* Your instructions: Every record should be written out exactly, with the pictures left out.

_ _ _ _

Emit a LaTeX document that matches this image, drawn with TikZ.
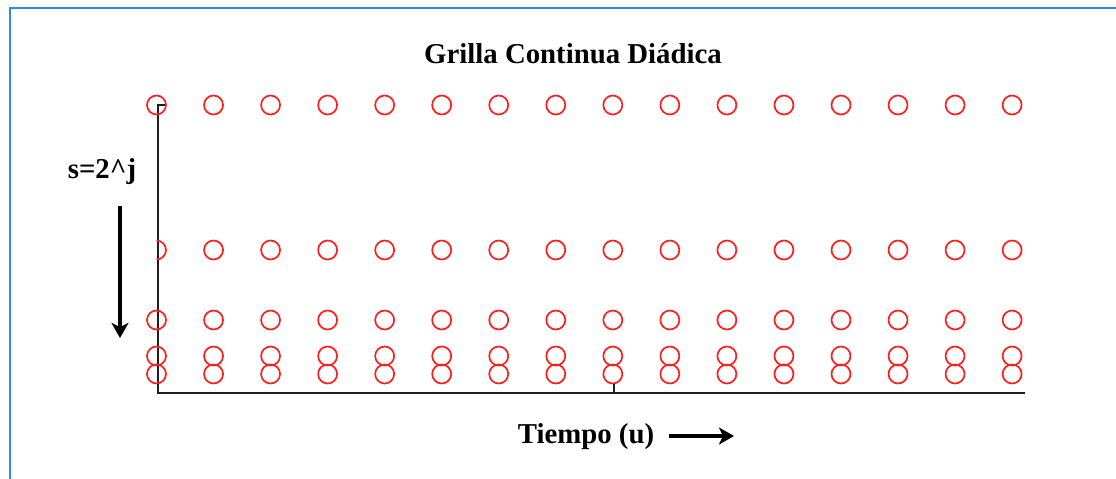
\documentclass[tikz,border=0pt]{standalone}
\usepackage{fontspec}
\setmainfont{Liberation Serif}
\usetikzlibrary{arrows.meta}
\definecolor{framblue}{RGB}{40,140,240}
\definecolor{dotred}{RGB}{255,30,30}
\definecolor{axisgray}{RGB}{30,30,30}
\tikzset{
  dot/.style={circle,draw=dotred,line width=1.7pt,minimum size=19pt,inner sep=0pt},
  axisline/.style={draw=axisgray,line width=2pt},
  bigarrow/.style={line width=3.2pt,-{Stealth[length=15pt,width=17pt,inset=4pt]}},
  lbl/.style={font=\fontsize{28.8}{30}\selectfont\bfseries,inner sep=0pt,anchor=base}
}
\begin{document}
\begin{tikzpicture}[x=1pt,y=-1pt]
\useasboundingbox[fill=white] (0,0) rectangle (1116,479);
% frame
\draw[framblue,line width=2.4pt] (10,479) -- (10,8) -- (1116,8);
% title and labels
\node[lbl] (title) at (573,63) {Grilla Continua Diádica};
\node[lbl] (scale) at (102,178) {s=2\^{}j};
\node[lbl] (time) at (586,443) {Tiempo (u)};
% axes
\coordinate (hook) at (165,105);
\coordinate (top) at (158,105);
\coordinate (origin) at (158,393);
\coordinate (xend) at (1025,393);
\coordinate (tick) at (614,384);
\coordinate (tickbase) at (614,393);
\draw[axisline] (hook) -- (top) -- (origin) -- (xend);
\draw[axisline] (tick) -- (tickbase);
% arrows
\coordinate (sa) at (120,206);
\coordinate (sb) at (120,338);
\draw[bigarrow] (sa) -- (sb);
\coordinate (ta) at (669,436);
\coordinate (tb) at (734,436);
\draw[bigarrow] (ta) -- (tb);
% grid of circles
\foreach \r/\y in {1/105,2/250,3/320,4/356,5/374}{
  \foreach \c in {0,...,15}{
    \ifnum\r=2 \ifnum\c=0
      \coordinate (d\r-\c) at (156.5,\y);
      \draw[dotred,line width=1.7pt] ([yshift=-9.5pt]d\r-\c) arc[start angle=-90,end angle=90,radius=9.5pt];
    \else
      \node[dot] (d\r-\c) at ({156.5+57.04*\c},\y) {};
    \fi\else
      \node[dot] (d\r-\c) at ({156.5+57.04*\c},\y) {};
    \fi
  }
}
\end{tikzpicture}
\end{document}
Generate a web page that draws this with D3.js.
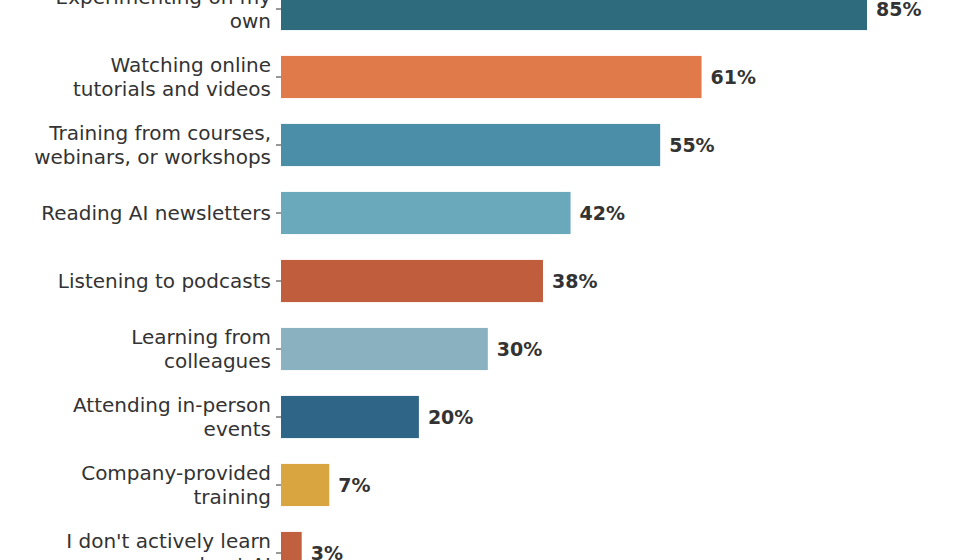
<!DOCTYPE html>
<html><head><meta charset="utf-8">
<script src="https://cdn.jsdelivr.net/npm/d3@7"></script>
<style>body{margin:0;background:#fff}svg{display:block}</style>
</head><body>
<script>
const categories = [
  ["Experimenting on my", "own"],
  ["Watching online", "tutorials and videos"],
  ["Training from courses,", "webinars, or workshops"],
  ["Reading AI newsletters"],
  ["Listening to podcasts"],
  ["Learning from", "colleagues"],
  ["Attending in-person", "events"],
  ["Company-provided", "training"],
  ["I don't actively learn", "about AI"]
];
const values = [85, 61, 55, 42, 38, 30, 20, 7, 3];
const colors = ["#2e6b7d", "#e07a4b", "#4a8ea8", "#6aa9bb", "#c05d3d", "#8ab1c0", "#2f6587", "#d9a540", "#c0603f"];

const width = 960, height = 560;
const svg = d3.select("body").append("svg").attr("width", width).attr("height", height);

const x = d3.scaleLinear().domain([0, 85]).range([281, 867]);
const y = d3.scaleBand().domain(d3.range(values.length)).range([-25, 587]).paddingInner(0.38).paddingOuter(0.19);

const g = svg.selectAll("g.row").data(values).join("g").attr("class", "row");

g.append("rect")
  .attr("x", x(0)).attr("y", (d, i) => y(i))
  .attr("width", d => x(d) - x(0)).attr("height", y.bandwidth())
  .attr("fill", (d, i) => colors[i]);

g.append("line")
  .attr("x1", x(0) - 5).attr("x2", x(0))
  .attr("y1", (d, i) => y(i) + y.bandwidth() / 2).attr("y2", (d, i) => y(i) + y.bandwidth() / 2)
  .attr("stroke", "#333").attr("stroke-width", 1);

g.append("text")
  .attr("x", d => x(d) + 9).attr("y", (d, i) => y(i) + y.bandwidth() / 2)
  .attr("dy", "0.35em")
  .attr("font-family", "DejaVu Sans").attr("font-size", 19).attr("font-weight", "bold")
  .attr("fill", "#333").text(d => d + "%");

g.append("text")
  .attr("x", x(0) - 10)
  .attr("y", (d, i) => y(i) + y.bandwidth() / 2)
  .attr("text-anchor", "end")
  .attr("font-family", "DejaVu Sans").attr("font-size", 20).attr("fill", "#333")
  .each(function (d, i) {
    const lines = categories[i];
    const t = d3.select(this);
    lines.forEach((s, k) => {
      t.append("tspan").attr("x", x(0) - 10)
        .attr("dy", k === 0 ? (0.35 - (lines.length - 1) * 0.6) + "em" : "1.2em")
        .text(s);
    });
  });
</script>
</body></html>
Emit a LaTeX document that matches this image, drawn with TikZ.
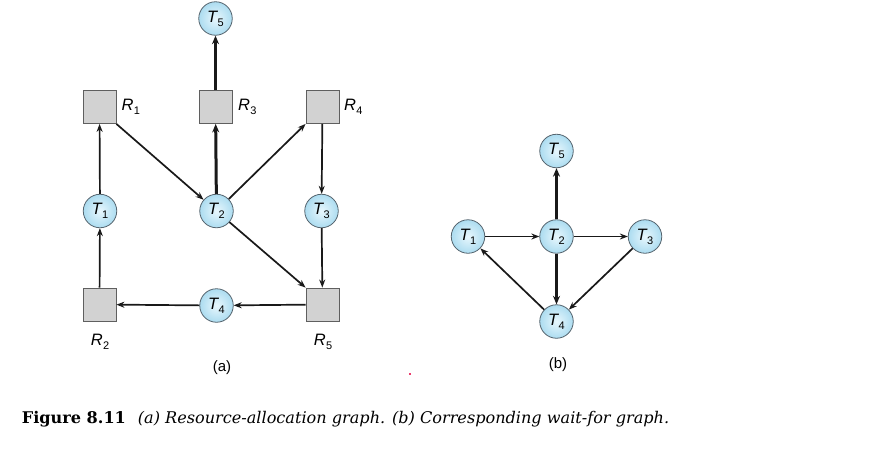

_ _ _ _

* Expected answer:
Emit a LaTeX document that matches this image, drawn with TikZ.
\documentclass[tikz,border=0pt]{standalone}
\usepackage{fontspec}
\setmainfont{Liberation Serif}
\usetikzlibrary{arrows.meta}
\definecolor{framblue}{RGB}{40,140,240}
\definecolor{dotred}{RGB}{255,30,30}
\definecolor{axisgray}{RGB}{30,30,30}
\tikzset{
  dot/.style={circle,draw=dotred,line width=1.7pt,minimum size=19pt,inner sep=0pt},
  axisline/.style={draw=axisgray,line width=2pt},
  bigarrow/.style={line width=3.2pt,-{Stealth[length=15pt,width=17pt,inset=4pt]}},
  lbl/.style={font=\fontsize{28.8}{30}\selectfont\bfseries,inner sep=0pt,anchor=base}
}
\begin{document}
\begin{tikzpicture}[x=1pt,y=-1pt]
\useasboundingbox[fill=white] (0,0) rectangle (1116,479);
% frame
\draw[framblue,line width=2.4pt] (10,479) -- (10,8) -- (1116,8);
% title and labels
\node[lbl] (title) at (573,63) {Grilla Continua Diádica};
\node[lbl] (scale) at (102,178) {s=2\^{}j};
\node[lbl] (time) at (586,443) {Tiempo (u)};
% axes
\coordinate (hook) at (165,105);
\coordinate (top) at (158,105);
\coordinate (origin) at (158,393);
\coordinate (xend) at (1025,393);
\coordinate (tick) at (614,384);
\coordinate (tickbase) at (614,393);
\draw[axisline] (hook) -- (top) -- (origin) -- (xend);
\draw[axisline] (tick) -- (tickbase);
% arrows
\coordinate (sa) at (120,206);
\coordinate (sb) at (120,338);
\draw[bigarrow] (sa) -- (sb);
\coordinate (ta) at (669,436);
\coordinate (tb) at (734,436);
\draw[bigarrow] (ta) -- (tb);
% grid of circles
\foreach \r/\y in {1/105,2/250,3/320,4/356,5/374}{
  \foreach \c in {0,...,15}{
    \ifnum\r=2 \ifnum\c=0
      \coordinate (d\r-\c) at (156.5,\y);
      \draw[dotred,line width=1.7pt] ([yshift=-9.5pt]d\r-\c) arc[start angle=-90,end angle=90,radius=9.5pt];
    \else
      \node[dot] (d\r-\c) at ({156.5+57.04*\c},\y) {};
    \fi\else
      \node[dot] (d\r-\c) at ({156.5+57.04*\c},\y) {};
    \fi
  }
}
\end{tikzpicture}
\end{document}
Generate a web page that draws this with D3.js.
<!DOCTYPE html>
<html><head><meta charset="utf-8">
<script src="https://cdn.jsdelivr.net/npm/d3@7"></script>
<style>body{margin:0;background:#fff}svg{display:block}</style>
</head><body>
<script>
const categories = [
  ["Experimenting on my", "own"],
  ["Watching online", "tutorials and videos"],
  ["Training from courses,", "webinars, or workshops"],
  ["Reading AI newsletters"],
  ["Listening to podcasts"],
  ["Learning from", "colleagues"],
  ["Attending in-person", "events"],
  ["Company-provided", "training"],
  ["I don't actively learn", "about AI"]
];
const values = [85, 61, 55, 42, 38, 30, 20, 7, 3];
const colors = ["#2e6b7d", "#e07a4b", "#4a8ea8", "#6aa9bb", "#c05d3d", "#8ab1c0", "#2f6587", "#d9a540", "#c0603f"];

const width = 960, height = 560;
const svg = d3.select("body").append("svg").attr("width", width).attr("height", height);

const x = d3.scaleLinear().domain([0, 85]).range([281, 867]);
const y = d3.scaleBand().domain(d3.range(values.length)).range([-25, 587]).paddingInner(0.38).paddingOuter(0.19);

const g = svg.selectAll("g.row").data(values).join("g").attr("class", "row");

g.append("rect")
  .attr("x", x(0)).attr("y", (d, i) => y(i))
  .attr("width", d => x(d) - x(0)).attr("height", y.bandwidth())
  .attr("fill", (d, i) => colors[i]);

g.append("line")
  .attr("x1", x(0) - 5).attr("x2", x(0))
  .attr("y1", (d, i) => y(i) + y.bandwidth() / 2).attr("y2", (d, i) => y(i) + y.bandwidth() / 2)
  .attr("stroke", "#333").attr("stroke-width", 1);

g.append("text")
  .attr("x", d => x(d) + 9).attr("y", (d, i) => y(i) + y.bandwidth() / 2)
  .attr("dy", "0.35em")
  .attr("font-family", "DejaVu Sans").attr("font-size", 19).attr("font-weight", "bold")
  .attr("fill", "#333").text(d => d + "%");

g.append("text")
  .attr("x", x(0) - 10)
  .attr("y", (d, i) => y(i) + y.bandwidth() / 2)
  .attr("text-anchor", "end")
  .attr("font-family", "DejaVu Sans").attr("font-size", 20).attr("fill", "#333")
  .each(function (d, i) {
    const lines = categories[i];
    const t = d3.select(this);
    lines.forEach((s, k) => {
      t.append("tspan").attr("x", x(0) - 10)
        .attr("dy", k === 0 ? (0.35 - (lines.length - 1) * 0.6) + "em" : "1.2em")
        .text(s);
    });
  });
</script>
</body></html>
Emit a LaTeX document that matches this image, drawn with TikZ.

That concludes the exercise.